We can express a straight line on the coordinate plane as $y = mx + c$ where $m$ is the slope and $c$ is the y-intercept. The only property that distinguishes two lines of the same slope is the y-intercept.

Note that $B_i = 1$ corresponds to slope $1$, and $B_i = 2$ corresponds to slope $-1$.
A line with slope $1$ is of the form $y = x + c$, which we can rewrite as $c = y - x$. $P_1$ and $P_2$ are on the same line with slope $1$ if $y_1 - x_1 = y_2 - x_2$.
Similarly, a line with slope $-1$ is of the form $y = -x + c$, which we can rewrite as $c = x + y$. $P_1$ and $P_2$ are on the same line with slope $-1$ if $x_1 + y_1 = x_2 + y_2$.

Subtask 1-4 (60%)

When Rock checks the majority of some diagonal, check for each star drawn if it lies on the specified line.

Time complexity: $O(Q^2)$ or $O(Q^2 \log Q)$ depending on implementation

Subtask 5 (40%)

We can construct a map, so that for each slope and y-intercept pair $(m, c)$, we have another map $C$ storing the count of each color like a counting array, the total number of elements $L$, and color $X$ which is the majority element.

Every time Rock draws a star of a color $T$ in a cell, we will update two $(m, c)$ pairs, one where $m = 1$ and one where $m = -1$. We increase the count of $T$ by 1 in $C$, increase $L$ by 1, and check if $T$ is the new majority element using $2 \cdot C[T] > L$. If so, we update $X$ to be $T$.

When Rock checks the majority of some diagonal, we check that for the correponding $(m, c)$ pair if $2 \cdot C[X] > L$ still holds. If so, $X$ is the majority, otherwise there is no majority.

Time complexity: $O(Q \log Q)$

Note

The plane is 1-based, meaning $C_i$ given in the input is not exactly the y-intercept.

T225 - Love Cycle

We can model the problem as a graph with $N$ nodes. For each $1 \le i \le N$, we draw a directed edge from $i$ to $P_i$.

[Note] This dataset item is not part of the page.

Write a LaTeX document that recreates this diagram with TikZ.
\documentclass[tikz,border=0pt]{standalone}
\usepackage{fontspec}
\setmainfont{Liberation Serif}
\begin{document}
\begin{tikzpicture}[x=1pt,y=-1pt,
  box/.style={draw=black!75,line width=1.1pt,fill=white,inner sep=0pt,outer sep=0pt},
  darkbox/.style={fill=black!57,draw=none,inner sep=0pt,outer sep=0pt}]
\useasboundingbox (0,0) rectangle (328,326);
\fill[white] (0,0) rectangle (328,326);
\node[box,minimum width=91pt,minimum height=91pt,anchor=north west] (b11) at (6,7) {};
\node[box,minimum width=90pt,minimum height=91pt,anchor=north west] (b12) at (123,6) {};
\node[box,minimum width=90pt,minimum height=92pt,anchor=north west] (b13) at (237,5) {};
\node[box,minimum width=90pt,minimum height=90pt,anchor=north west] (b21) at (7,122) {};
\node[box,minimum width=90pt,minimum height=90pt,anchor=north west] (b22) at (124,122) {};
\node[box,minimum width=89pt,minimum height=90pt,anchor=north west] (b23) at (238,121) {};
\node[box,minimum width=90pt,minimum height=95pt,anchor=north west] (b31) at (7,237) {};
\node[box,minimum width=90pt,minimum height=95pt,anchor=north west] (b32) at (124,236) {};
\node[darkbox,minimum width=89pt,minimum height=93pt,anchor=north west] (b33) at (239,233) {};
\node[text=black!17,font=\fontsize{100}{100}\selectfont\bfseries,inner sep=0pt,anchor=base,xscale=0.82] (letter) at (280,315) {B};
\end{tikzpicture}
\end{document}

We will give each node $i$ a label $L_i$. If two nodes $i, j$ are in the same cycle, then $L_i = L_j$, otherwise $L_i \neq L_j$. We can achieve this using BFS / DFS / DSU. Then we have a unique number for each cycle in the graph, because each node in the cycle has the same $L_i$. We will now use $L_i$ to refer to cycles instead. We can then compute the size of each cycle.

Note that $0 \le K \le 2$. We can choose to do one of the following some amount of times:

  1. Choose an index $i$. For a cost of $1$, swap $P_i$ and $P_{i+1}$.
  2. Choose an index $i$. For a cost of $2$, swap $P_i$ and $P_{i+2}$.

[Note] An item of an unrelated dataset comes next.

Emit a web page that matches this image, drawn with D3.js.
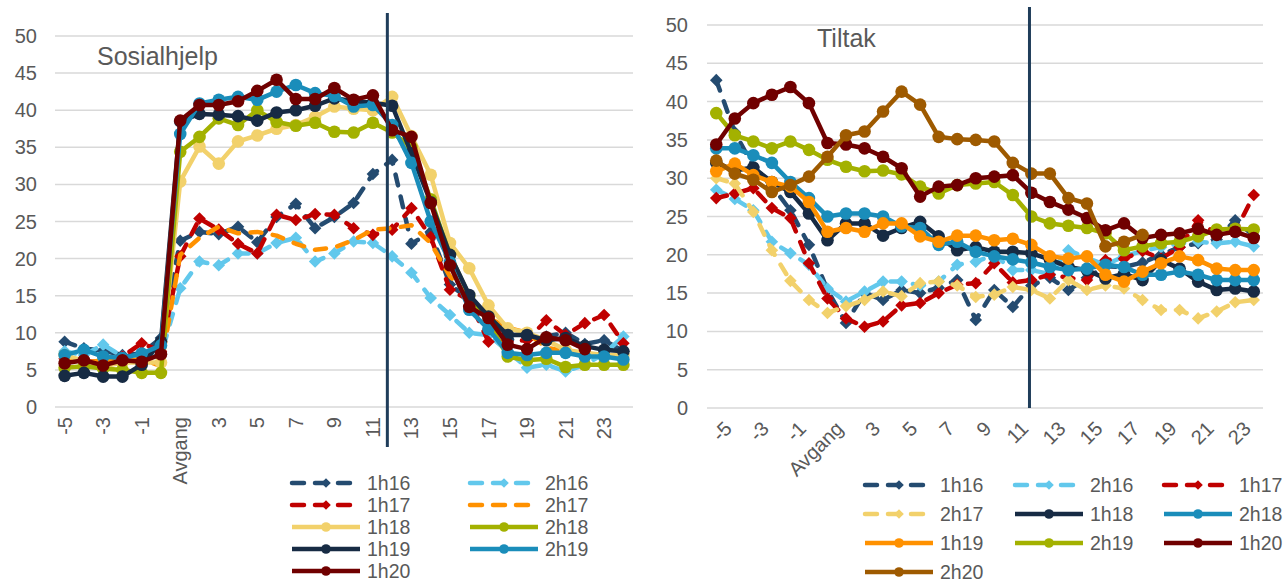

We are trying to maximize the size of any cycle. If $L_i \neq L_j$, the act of swapping $P_i$ and $P_j$ merges the cycles $L_i$ and $L_j$. Therefore, if we choose to perform option 2 to merge cycles $i$ and $i + 2$, we can instead perform option 1 twice to merge cycles $i, i+1, i+2$ for the same cost. Therefore it is necessarily optimal to swap $P_i$ for adjacent $i$ only.

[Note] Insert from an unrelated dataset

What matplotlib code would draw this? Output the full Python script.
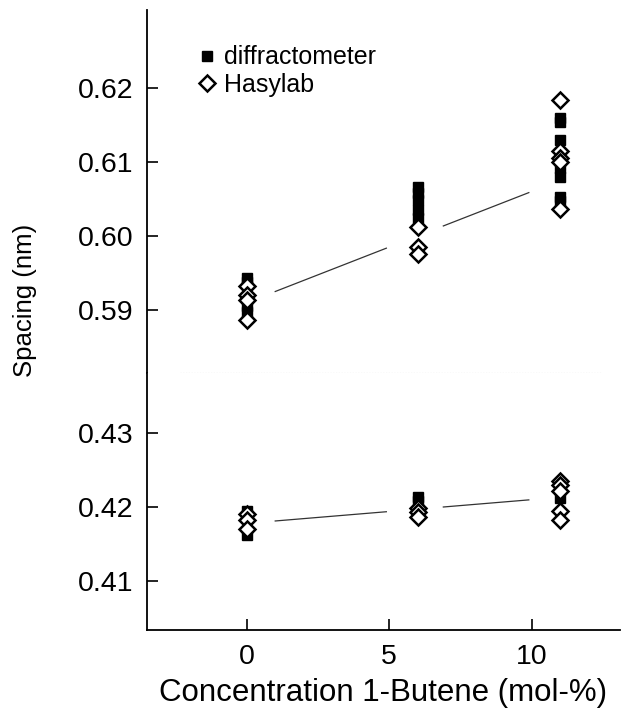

We will construct another graph $G$ with $L_i$ as nodes representing cycles. For each $1 \le i \le N - 1$, if $L_i \neq L_{i + 1}$, we construct an undirected edge between nodes $L_i$ and $L_{i+1}$, meaning we can merge cycles $L_i$ and $L_{i+1}$ with cost 1. Take steps to prevent duplicate edges. For each node $L_i$ in $G$, find at most $K$ neighbors with the largest size. Add the size of cycles $L_i$ and its $K$ neighbors together. The answer is the maximum of such sums across each node.

Time complexity: $O(N)$ or $O(N \log N)$ depending on implementation

Note

In the initial version of this problem $K=4$. However it was rejected as the solution was incorrect and time was running short.